The government plans to submit a written request under the names of Economy, Trade and Industry Minister Yukio Edano and Environment Minister Goshi Hosono to an industry group, probably sometime this week. The industry side has indicated it will oblige.
The move is aimed at helping avert a power shortage this summer by encouraging people to use light-emitting diode bulbs, which consume less energy than incandescent bulbs.
It is extremely rare for the government to ask retailers and manufacturers to refrain voluntarily from selling and producing specific products.
The two ministers plan to send their request to Sho-ene Akari Forum (energy saving light forum), an industry group comprising major electronics retail stores and home appliance makers.
LED bulbs consume about 80 percent less energy than incandescent bulbs and last about 40 times longer. While they are expensive, they are cheaper in the long run.
Bulb-type fluorescent lights also have a similar power-saving effect and are cheaper than LEDs.
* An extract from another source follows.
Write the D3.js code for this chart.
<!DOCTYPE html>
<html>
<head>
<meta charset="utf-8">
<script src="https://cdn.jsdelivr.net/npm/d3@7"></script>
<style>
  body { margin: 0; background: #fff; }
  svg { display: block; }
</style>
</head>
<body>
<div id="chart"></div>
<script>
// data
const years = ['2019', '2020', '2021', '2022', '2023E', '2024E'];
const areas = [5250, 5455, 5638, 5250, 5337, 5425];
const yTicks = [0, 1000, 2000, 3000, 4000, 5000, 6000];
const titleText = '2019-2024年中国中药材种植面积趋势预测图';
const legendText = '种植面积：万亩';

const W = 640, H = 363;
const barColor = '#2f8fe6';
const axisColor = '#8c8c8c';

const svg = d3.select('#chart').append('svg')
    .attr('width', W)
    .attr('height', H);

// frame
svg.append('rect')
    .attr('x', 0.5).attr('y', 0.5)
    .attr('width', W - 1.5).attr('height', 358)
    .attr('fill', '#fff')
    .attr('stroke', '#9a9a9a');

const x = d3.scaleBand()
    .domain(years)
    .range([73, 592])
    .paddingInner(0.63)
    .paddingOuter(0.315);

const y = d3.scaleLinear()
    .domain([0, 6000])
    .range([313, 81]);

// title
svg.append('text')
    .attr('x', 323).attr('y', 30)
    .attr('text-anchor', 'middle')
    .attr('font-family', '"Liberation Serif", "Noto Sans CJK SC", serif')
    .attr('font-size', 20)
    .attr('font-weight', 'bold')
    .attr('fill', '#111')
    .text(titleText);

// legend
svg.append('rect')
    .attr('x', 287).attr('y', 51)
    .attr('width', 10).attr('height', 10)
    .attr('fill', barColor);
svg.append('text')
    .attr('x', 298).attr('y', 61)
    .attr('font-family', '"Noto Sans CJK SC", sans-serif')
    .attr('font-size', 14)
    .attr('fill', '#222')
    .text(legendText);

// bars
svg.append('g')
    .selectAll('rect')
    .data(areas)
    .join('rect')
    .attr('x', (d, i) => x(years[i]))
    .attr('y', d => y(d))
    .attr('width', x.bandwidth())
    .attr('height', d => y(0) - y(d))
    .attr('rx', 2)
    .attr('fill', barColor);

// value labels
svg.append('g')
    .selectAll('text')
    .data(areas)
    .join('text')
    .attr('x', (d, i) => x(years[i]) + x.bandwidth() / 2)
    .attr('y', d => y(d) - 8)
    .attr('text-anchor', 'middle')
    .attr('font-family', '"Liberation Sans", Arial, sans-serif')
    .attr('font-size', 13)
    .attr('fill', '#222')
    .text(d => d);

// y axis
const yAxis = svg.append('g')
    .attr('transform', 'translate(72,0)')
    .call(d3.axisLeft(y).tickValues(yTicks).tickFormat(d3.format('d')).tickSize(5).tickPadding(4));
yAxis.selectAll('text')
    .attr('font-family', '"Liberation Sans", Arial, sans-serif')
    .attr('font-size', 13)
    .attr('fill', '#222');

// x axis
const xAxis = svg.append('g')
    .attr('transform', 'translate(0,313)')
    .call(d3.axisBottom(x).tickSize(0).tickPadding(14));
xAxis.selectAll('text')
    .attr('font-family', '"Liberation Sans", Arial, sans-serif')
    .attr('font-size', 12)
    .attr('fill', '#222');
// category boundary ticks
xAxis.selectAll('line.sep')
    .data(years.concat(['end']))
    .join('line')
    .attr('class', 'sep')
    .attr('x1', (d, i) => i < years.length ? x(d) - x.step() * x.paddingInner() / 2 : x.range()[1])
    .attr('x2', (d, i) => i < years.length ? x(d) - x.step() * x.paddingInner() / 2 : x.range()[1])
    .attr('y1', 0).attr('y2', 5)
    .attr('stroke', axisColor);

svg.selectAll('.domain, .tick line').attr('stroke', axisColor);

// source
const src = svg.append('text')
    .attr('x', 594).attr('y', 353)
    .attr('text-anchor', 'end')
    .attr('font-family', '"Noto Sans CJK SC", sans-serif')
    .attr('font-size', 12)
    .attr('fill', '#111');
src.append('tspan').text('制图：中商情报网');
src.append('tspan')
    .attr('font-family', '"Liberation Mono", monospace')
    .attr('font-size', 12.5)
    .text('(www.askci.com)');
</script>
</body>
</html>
However, they have a shorter life span than LED bulbs.
According to an estimate by the Institute of Energy Economics, Japan, if all incandescent bulbs and fluorescent lamps currently used nationwide were replaced by LED bulbs, the total annual power saved would be 9 percent, the equivalent output of 13 nuclear reactors.
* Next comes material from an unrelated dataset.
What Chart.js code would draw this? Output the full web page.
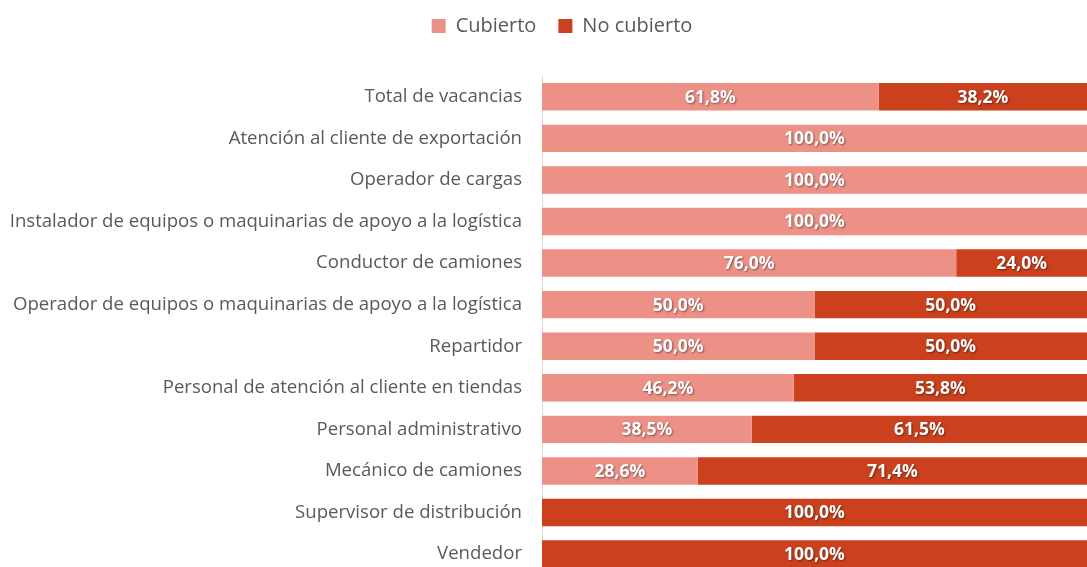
<!DOCTYPE html>
<html>
<head>
<meta charset="utf-8">
<script src="https://cdn.jsdelivr.net/npm/chart.js@4/dist/chart.umd.min.js"></script>
<style>
  html, body { margin: 0; padding: 0; background: #fff; overflow: hidden; }
  #wrap { position: relative; width: 1087px; height: 606px; }
</style>
</head>
<body>
<div id="wrap"><canvas id="chart"></canvas></div>
<script>
"use strict";

const categories = [
  "Total de vacancias",
  "Atención al cliente de exportación",
  "Operador de cargas",
  "Instalador de equipos o maquinarias de apoyo a la logística",
  "Conductor de camiones",
  "Operador de equipos o maquinarias de apoyo a la logística",
  "Repartidor",
  "Personal de atención al cliente en tiendas",
  "Personal administrativo",
  "Mecánico de camiones",
  "Supervisor de distribución",
  "Vendedor"
];
const cubierto = [61.8, 100, 100, 100, 76, 50, 50, 46.2, 38.5, 28.6, 0, 0];
const noCubierto = [38.2, 0, 0, 0, 24, 50, 50, 53.8, 61.5, 71.4, 100, 100];

const colorCubierto = "#ED9187";
const colorNoCubierto = "#CB401D";
const textFont = "'Open Sans', 'Noto Sans', sans-serif";

/**
 * Draws the white percentage labels in the middle of each segment
 */
const barLabels = {
  id: "barLabels",
  afterDatasetsDraw(chart) {
    const ctx = chart.ctx;
    ctx.save();
    ctx.font = "bold 17.5px " + textFont;
    ctx.textAlign = "center";
    ctx.textBaseline = "middle";
    ctx.fillStyle = "#ffffff";
    ctx.shadowColor = "rgba(0,0,0,0.45)";
    ctx.shadowBlur = 2;
    ctx.shadowOffsetX = 1;
    ctx.shadowOffsetY = 1;
    chart.data.datasets.forEach((ds, i) => {
      chart.getDatasetMeta(i).data.forEach((bar, j) => {
        const v = ds.data[j];
        if (!v) return;
        const x = (bar.x + bar.base) / 2;
        ctx.fillText(v.toFixed(1).replace(".", ",") + "%", x, bar.y + 1);
      });
    });
    ctx.restore();
  }
};

/**
 * Adds space under the legend and nudges it to the right like the original
 */
const legendTweak = {
  id: "legendTweak",
  beforeInit(chart) {
    const fit = chart.legend.fit;
    chart.legend.fit = function () {
      fit.bind(chart.legend)();
      this.height += 30;
    };
  },
  afterLayout(chart) {
    chart.legend.left += 20;
    chart.legend.right += 20;
  }
};

function buildChart() {
  return new Chart(document.getElementById("chart"), {
    type: "bar",
    data: {
      labels: categories,
      datasets: [
        { label: "Cubierto", data: cubierto, backgroundColor: colorCubierto },
        { label: "No cubierto", data: noCubierto, backgroundColor: colorNoCubierto }
      ]
    },
    options: {
      indexAxis: "y",
      responsive: true,
      maintainAspectRatio: false,
      animation: false,
      layout: { padding: { top: -6, right: 0, left: -3, bottom: 0 } },
      datasets: { bar: { categoryPercentage: 1, barPercentage: 0.66 } },
      plugins: {
        tooltip: { enabled: false },
        legend: {
          position: "top",
          labels: {
            boxWidth: 14,
            boxHeight: 14,
            padding: 22,
            color: "#595959",
            font: { family: textFont, size: 20 }
          }
        }
      },
      scales: {
        x: {
          stacked: true,
          min: 0,
          max: 100,
          display: false
        },
        y: {
          stacked: true,
          grid: { display: false, drawTicks: false },
          border: { color: "#d9d9d9", width: 1 },
          ticks: {
            padding: 20,
            color: "#595959",
            font: { family: textFont, size: 18.6 }
          }
        }
      }
    },
    plugins: [barLabels, legendTweak]
  });
}

buildChart();
</script>
</body>
</html>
Toshiba Corp. has already stopped producing incandescent bulbs, while all bulb manufacturers have shifted to producing LED bulbs.
Under the nation's current basic energy plan, all lighting products for sale will be replaced by LED or organic electroluminescence (EL) by 2020. As these types of lighting help reduce greenhouse gases their promotion has been stipulated in the law to promote measures against global warming.